Hybrid activation functions for deep neural networks: S3 and S4 -- a novel approach to gradient flow optimization

TL;DR

This paper introduces two hybrid activation functions, S3 and S4, designed to improve gradient flow and training stability in deep neural networks, demonstrating superior performance and convergence across various tasks.

Contribution

The paper presents novel hybrid activation functions S3 and S4 with a smooth transition mechanism, addressing limitations of traditional functions and enhancing deep network training.

Findings

S4 outperforms nine baseline functions in accuracy and MSE.

S4 achieves 97.4% accuracy on MNIST and 96.0% on Iris.

S4 exhibits faster convergence and stable gradients in deep networks.

Abstract

Activation functions are critical components in deep neural networks, directly influencing gradient flow, training stability, and model performance. Traditional functions like ReLU suffer from dead neuron problems, while sigmoid and tanh exhibit vanishing gradient issues. We introduce two novel hybrid activation functions: S3 (Sigmoid-Softsign) and its improved version S4 (smoothed S3). S3 combines sigmoid for negative inputs with softsign for positive inputs, while S4 employs a smooth transition mechanism controlled by a steepness parameter k.
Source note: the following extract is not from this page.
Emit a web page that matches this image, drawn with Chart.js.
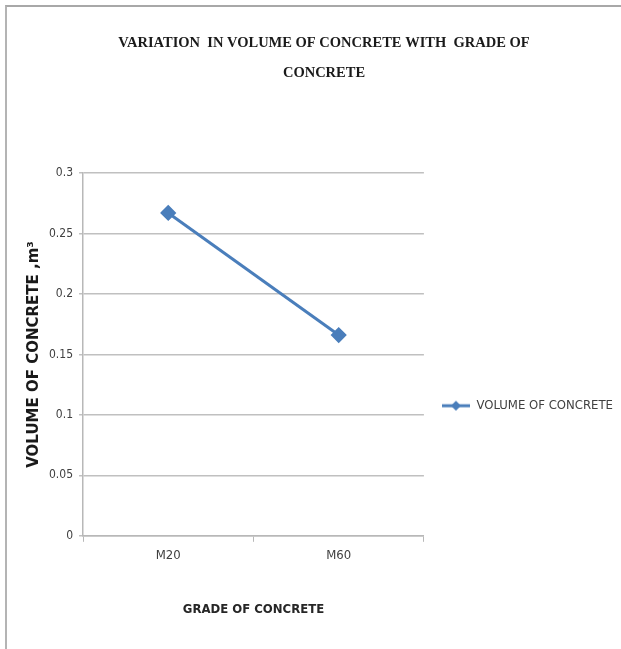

We conducted comprehensive experiments across binary classification, multi-class classification, and regression tasks using three different neural network architectures. S4 demonstrated superior performance compared to nine baseline activation functions, achieving 97.4% accuracy on MNIST, 96.0% on Iris classification, and 18.7 MSE on Boston Housing regression. The function exhibited faster convergence (-19 for ReLU) and maintained stable gradient flow across network depths. Comparative analysis revealed S4's gradient range of [0.24, 0.59] compared to ReLU's 18% dead neurons in deep networks. The S4 activation function addresses key limitations of existing functions through its hybrid design and smooth transition mechanism. The tunable parameter k allows adaptation to different tasks and network depths, making S4 a versatile choice for deep learning applications. These findings suggest that hybrid activation functions represent a promising direction for improving neural network training dynamics.